## Input
--- START ---

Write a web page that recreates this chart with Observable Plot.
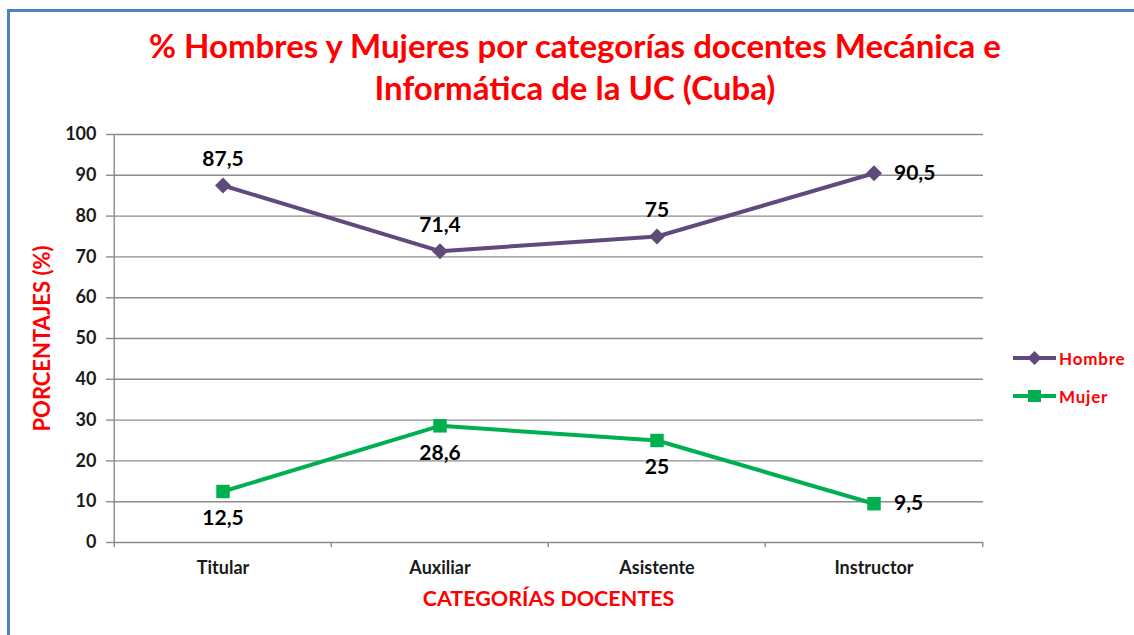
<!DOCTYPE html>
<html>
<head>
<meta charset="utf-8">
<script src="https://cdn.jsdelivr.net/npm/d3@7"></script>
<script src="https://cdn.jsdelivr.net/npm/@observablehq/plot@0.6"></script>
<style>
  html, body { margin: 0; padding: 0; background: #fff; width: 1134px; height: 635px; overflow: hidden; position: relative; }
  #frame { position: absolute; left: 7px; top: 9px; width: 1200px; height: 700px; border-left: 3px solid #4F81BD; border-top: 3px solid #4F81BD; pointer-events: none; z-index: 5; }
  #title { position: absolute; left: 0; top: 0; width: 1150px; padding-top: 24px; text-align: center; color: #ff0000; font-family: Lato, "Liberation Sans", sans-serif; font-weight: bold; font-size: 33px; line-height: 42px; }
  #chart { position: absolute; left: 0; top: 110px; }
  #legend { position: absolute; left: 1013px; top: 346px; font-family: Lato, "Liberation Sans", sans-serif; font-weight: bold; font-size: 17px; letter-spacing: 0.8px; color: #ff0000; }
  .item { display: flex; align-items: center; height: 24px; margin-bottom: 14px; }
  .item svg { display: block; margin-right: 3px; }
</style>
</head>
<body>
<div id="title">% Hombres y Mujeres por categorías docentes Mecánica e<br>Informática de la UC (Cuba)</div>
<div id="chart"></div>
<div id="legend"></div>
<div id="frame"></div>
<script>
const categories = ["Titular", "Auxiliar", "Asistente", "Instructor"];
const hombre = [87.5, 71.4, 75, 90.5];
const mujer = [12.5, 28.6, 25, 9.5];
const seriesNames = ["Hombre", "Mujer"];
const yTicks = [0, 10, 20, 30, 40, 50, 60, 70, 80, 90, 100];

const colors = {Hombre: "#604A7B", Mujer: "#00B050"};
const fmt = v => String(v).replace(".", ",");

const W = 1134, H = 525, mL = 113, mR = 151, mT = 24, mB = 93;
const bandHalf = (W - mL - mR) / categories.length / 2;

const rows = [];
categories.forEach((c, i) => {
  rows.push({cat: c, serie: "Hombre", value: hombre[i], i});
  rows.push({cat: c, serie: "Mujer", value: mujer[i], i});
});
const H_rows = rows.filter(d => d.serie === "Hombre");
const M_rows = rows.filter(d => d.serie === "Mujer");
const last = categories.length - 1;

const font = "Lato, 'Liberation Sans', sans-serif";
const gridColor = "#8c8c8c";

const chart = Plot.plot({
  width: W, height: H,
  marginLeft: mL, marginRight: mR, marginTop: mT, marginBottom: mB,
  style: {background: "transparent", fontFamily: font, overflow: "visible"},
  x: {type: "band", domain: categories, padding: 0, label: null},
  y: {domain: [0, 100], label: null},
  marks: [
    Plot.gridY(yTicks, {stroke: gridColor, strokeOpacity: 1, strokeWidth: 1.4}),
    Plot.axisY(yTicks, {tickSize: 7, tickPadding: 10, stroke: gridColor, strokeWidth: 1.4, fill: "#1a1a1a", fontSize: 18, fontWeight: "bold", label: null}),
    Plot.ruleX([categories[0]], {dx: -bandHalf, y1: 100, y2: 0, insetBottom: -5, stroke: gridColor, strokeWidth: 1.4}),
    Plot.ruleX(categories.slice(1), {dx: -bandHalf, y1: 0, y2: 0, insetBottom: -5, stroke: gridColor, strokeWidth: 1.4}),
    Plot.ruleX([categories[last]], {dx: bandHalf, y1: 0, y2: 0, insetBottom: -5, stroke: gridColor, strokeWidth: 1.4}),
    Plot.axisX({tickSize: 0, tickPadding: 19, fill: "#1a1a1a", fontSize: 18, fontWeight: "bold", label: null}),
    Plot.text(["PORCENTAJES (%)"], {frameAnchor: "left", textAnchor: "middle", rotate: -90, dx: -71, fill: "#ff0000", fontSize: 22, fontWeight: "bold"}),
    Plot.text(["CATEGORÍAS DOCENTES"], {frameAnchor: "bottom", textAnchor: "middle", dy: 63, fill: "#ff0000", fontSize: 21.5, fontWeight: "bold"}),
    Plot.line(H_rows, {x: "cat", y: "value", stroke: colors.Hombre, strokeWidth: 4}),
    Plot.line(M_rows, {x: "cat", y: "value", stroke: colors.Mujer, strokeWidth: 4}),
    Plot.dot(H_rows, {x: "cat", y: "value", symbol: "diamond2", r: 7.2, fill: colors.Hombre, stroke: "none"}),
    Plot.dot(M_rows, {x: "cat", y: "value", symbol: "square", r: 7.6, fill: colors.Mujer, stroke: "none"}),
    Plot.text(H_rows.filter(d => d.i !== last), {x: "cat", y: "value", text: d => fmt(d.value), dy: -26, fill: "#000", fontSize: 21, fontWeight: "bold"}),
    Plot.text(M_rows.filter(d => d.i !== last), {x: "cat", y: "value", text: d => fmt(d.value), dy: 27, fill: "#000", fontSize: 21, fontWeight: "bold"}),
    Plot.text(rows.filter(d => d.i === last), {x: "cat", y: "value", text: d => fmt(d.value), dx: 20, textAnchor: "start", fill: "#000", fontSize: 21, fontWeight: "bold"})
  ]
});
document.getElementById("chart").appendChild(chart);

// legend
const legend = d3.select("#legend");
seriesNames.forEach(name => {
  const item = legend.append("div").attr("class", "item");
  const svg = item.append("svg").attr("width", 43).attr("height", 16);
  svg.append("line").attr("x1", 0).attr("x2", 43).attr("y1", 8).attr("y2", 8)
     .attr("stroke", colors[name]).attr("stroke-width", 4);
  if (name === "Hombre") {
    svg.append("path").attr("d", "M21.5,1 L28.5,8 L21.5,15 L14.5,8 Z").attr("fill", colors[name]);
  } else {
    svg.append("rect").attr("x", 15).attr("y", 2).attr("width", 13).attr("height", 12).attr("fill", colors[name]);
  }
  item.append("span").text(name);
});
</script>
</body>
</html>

--- END ---
--- START ---

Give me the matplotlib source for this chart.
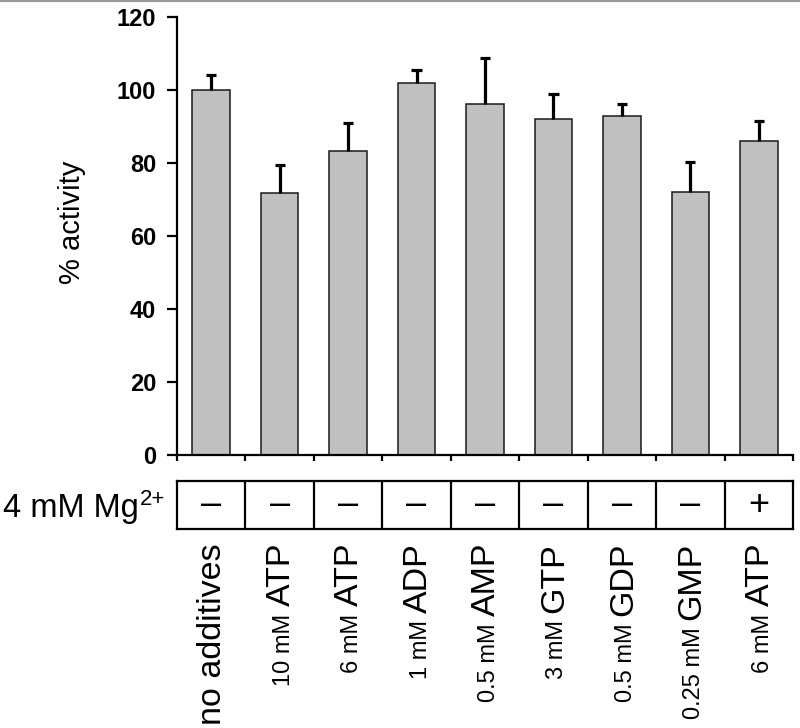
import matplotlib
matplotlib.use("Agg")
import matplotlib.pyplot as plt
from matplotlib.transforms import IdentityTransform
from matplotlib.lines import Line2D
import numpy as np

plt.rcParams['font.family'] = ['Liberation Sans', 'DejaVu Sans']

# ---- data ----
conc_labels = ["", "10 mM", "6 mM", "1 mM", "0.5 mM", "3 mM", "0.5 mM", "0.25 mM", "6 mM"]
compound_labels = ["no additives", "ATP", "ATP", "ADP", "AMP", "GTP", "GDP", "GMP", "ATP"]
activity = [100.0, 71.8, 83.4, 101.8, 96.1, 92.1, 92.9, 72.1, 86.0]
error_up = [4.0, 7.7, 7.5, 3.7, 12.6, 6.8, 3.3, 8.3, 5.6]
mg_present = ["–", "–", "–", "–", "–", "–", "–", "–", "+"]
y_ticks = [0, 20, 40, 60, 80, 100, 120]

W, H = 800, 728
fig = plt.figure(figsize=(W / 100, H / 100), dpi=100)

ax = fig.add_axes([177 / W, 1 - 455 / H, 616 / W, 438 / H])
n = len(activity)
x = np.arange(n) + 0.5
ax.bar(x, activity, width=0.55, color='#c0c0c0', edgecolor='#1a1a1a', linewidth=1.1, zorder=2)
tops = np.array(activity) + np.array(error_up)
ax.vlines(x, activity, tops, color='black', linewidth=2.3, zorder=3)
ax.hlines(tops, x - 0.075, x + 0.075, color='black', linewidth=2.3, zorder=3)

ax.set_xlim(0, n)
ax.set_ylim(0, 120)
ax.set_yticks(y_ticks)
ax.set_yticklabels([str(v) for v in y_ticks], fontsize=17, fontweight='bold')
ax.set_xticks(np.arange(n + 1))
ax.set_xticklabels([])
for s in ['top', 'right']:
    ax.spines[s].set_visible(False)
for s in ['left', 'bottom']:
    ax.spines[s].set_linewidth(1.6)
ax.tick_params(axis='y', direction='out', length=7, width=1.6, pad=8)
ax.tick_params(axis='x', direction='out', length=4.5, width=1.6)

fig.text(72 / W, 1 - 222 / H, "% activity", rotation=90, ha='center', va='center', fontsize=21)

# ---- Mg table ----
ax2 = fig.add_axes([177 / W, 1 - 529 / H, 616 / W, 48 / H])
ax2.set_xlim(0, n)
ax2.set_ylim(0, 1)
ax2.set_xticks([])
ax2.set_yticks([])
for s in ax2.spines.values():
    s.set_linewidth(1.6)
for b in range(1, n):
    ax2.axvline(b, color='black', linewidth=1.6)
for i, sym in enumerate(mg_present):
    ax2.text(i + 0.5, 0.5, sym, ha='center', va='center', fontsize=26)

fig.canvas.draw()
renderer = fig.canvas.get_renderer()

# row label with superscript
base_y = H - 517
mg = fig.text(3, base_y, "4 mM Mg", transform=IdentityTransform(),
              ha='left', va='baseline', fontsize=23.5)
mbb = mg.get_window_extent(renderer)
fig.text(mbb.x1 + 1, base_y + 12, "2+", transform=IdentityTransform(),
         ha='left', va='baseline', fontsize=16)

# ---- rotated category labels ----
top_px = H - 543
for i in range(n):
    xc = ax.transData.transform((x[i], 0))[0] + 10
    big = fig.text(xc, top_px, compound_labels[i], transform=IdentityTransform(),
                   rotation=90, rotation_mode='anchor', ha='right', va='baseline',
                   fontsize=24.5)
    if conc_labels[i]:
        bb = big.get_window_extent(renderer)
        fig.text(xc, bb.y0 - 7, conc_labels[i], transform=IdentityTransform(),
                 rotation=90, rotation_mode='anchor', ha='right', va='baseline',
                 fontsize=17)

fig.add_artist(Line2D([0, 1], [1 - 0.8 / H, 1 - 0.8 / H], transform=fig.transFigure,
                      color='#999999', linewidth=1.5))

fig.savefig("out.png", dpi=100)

--- END ---

## Task to complete
Starting at the line containing "Give me the matplotlib source for this chart." and stopping after the line containing "fig.text(72 / W, 1", give the lines again exactly and leave out every image.

## Result
Give me the matplotlib source for this chart.
import matplotlib
matplotlib.use("Agg")
import matplotlib.pyplot as plt
from matplotlib.transforms import IdentityTransform
from matplotlib.lines import Line2D
import numpy as np

plt.rcParams['font.family'] = ['Liberation Sans', 'DejaVu Sans']

# ---- data ----
conc_labels = ["", "10 mM", "6 mM", "1 mM", "0.5 mM", "3 mM", "0.5 mM", "0.25 mM", "6 mM"]
compound_labels = ["no additives", "ATP", "ATP", "ADP", "AMP", "GTP", "GDP", "GMP", "ATP"]
activity = [100.0, 71.8, 83.4, 101.8, 96.1, 92.1, 92.9, 72.1, 86.0]
error_up = [4.0, 7.7, 7.5, 3.7, 12.6, 6.8, 3.3, 8.3, 5.6]
mg_present = ["–", "–", "–", "–", "–", "–", "–", "–", "+"]
y_ticks = [0, 20, 40, 60, 80, 100, 120]

W, H = 800, 728
fig = plt.figure(figsize=(W / 100, H / 100), dpi=100)

ax = fig.add_axes([177 / W, 1 - 455 / H, 616 / W, 438 / H])
n = len(activity)
x = np.arange(n) + 0.5
ax.bar(x, activity, width=0.55, color='#c0c0c0', edgecolor='#1a1a1a', linewidth=1.1, zorder=2)
tops = np.array(activity) + np.array(error_up)
ax.vlines(x, activity, tops, color='black', linewidth=2.3, zorder=3)
ax.hlines(tops, x - 0.075, x + 0.075, color='black', linewidth=2.3, zorder=3)

ax.set_xlim(0, n)
ax.set_ylim(0, 120)
ax.set_yticks(y_ticks)
ax.set_yticklabels([str(v) for v in y_ticks], fontsize=17, fontweight='bold')
ax.set_xticks(np.arange(n + 1))
ax.set_xticklabels([])
for s in ['top', 'right']:
    ax.spines[s].set_visible(False)
for s in ['left', 'bottom']:
    ax.spines[s].set_linewidth(1.6)
ax.tick_params(axis='y', direction='out', length=7, width=1.6, pad=8)
ax.tick_params(axis='x', direction='out', length=4.5, width=1.6)

fig.text(72 / W, 1 - 222 / H, "% activity", rotation=90, ha='center', va='center', fontsize=21)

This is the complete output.